As Donald Trump struggles under the weight of revelations about his chaotic White House operation as detailed in a new book, Special Counsel Robert Muller is reviewing new information that shows the president attempting to obstruct justice in areas that led to the firing of FBI director James Comey.
The new information, first reported by The New York Times Thursday, shows Trump attempting to keep Attorney General Jeff Sessions from recusing himself from the Comey matters and urging others to intervene on his behalf.
In March, Trump instructed White House Counsel Donald F. McGahn II to stop Sessions from recusing himself and McGhan took the steps demanded by the President but was unsuccessful. Trump — in one of his violent eruptions in front of senior staff members — demanding to know why the attorney general was not ignoring the law and protecting him.
“Where’s my Roy Cohn?” bellowed Trump to other White House officials. Cohn, a top aide to Sen. Joseph R. McCarthy in the investigations of claimed community infiltrations of government in the 1950s, later served as a fixer and personal lawyer for Trump before he died in 1986.
That lobbying and other actions are among other previously unknown episodes of Trump interfering in the investigations. As the Times reports: “Trump believed he was losing control of the investigation.”

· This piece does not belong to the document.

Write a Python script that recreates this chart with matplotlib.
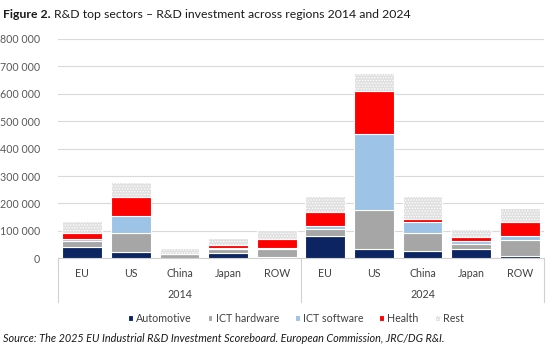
import numpy as np
import matplotlib.pyplot as plt
from matplotlib import transforms

plt.rcParams['font.family'] = ['Lato', 'DejaVu Sans']
plt.rcParams['hatch.linewidth'] = 0.6

# R&D investment (EUR million) by sector, region and year
regions = ['EU', 'US', 'China', 'Japan', 'ROW']
years = ['2014', '2024']
sectors = ['Automotive', 'ICT hardware', 'ICT software', 'Health', 'Rest']

automotive_2014 = [42000, 23000, 2000, 20000, 6000]
ict_hardware_2014 = [21000, 70000, 12000, 13000, 28000]
ict_software_2014 = [8000, 62000, 1000, 6000, 4000]
health_2014 = [22000, 70000, 2000, 8000, 32000]
rest_2014 = [44000, 52000, 19000, 26000, 35000]

automotive_2024 = [80000, 34000, 28000, 33000, 10000]
ict_hardware_2024 = [26000, 143000, 63000, 18000, 57000]
ict_software_2024 = [13000, 278000, 40000, 12000, 15000]
health_2024 = [50000, 157000, 11000, 16000, 51000]
rest_2024 = [60000, 63000, 86000, 28000, 49000]

yticks = [0, 100000, 200000, 300000, 400000, 500000, 600000, 700000, 800000]

colors = ['#0c2461', '#a6a6a6', '#9dc3e6', '#ff0000', '#e0e0e0']

series = [automotive_2014 + automotive_2024,
          ict_hardware_2014 + ict_hardware_2024,
          ict_software_2014 + ict_software_2024,
          health_2014 + health_2024,
          rest_2014 + rest_2024]

fig = plt.figure(figsize=(5.53, 3.48), dpi=100)
ax = fig.add_axes([0.1049, 0.2578, 0.8788, 0.6302])

x = np.arange(len(regions) * len(years))
bottom = np.zeros(len(x))
for name, vals, col in zip(sectors, series, colors):
    vals = np.array(vals, dtype=float)
    if name == 'Rest':
        ax.bar(x, vals, 0.82, bottom=bottom, color=col, edgecolor='white',
               linewidth=0.8, hatch='......', label=name, zorder=3)
    else:
        ax.bar(x, vals, 0.82, bottom=bottom, color=col, edgecolor='white',
               linewidth=0.8, label=name, zorder=3)
    bottom += vals

ax.set_xlim(-0.5, len(x) - 0.5)
ax.set_ylim(0, 800000)
ax.set_yticks(yticks)
ax.set_yticklabels([f'{v:,}'.replace(',', ' ') for v in yticks],
                   fontsize=7.7, color='#595959')
ax.tick_params(axis='y', length=0, pad=13)
ax.grid(axis='y', color='#d9d9d9', linewidth=0.8, zorder=0)
for s in ['top', 'right', 'left']:
    ax.spines[s].set_visible(False)
ax.spines['bottom'].set_color('#d0d0d0')
ax.spines['bottom'].set_linewidth(0.8)

ax.set_xticks(x)
ax.set_xticklabels(regions * len(years), fontsize=7.7, color='#404040')
ax.tick_params(axis='x', length=0, pad=7)

# second level of the category axis: years and group separators
trans = transforms.blended_transform_factory(ax.transData, ax.transAxes)
n = len(regions)
for i, yr in enumerate(years):
    ax.text(i * n + (n - 1) / 2, -0.165, yr, transform=trans, ha='center',
            va='center', fontsize=7.7, color='#404040')
for k in range(len(years) + 1):
    ax.plot([k * n - 0.5, k * n - 0.5], [0, -0.2], transform=trans,
            color='#d0d0d0', linewidth=0.8, clip_on=False)

leg = fig.legend(loc='center', bbox_to_anchor=(0.535, 0.086), ncol=5,
                 frameon=False, fontsize=7.7, handlelength=0.45,
                 handleheight=0.45, handletextpad=0.3, columnspacing=1.5)
for t in leg.get_texts():
    t.set_color('#404040')

t1 = fig.text(0.006, 0.958, 'Figure 2.', fontsize=8.8, fontweight='bold',
              va='center', color='#1a1a1a')
fig.canvas.draw()
bb = t1.get_window_extent().transformed(fig.transFigure.inverted())
fig.text(bb.x1 + 0.005, 0.958,
         'R&D top sectors – R&D investment across regions 2014 and 2024',
         fontsize=8.8, va='center', color='#1a1a1a')

fig.text(0.006, 0.028,
         'Source: The 2025 EU Industrial R&D Investment Scoreboard. '
         'European Commission, JRC/DG R&I.',
         fontsize=7.8, style='italic', va='center', color='#1a1a1a')

fig.savefig('out.png', dpi=100)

In a leter he drafted to send to Comey, Trump called Mueller’s investigation as special counsel of Russia’s involvement in the 2016 Presidential election “fabricated and politically motivated” — a direct intervention into a probe that is supposed to be independent.
Mueller now has handwritten notes from Trump’s then-chief of staff Reince Priebus saying Trump admitted to him that he called Comey to urge him to say publicly that he was not under investigation. Trump later said publicly that the FBI director had told him he was not part of the investigation but Comey later testified that he never said any such thing to Trump.
Mueller also has a false statement that Trump drafted on Air Force One in July in a response to the Times story about a meeting between Trump campaign officials and Russians in 2016.
In his book, “Fire and Fury: Inside the Trump White House,” author Michael Wolfe said Trump’s lawyers believed the statement was “an explicit attempt to throw sand into the investigation’s gears.” At least one of Trump’s aides, a spokesman, left the White House, saying the president’s actions were clear obstruction of justice.
investigators feel the new information provides more evidence that shows Trump obstructed justice and was directly involved in collusion between the presidential campaign and Russia.
Mueller’s case rests on proving that Trump lied about his involvement or instructed others to life, under oath, on his behalf.
“It comes down to a question on the president’s honesty,” says an aide. “That is an open question that must be pursued.”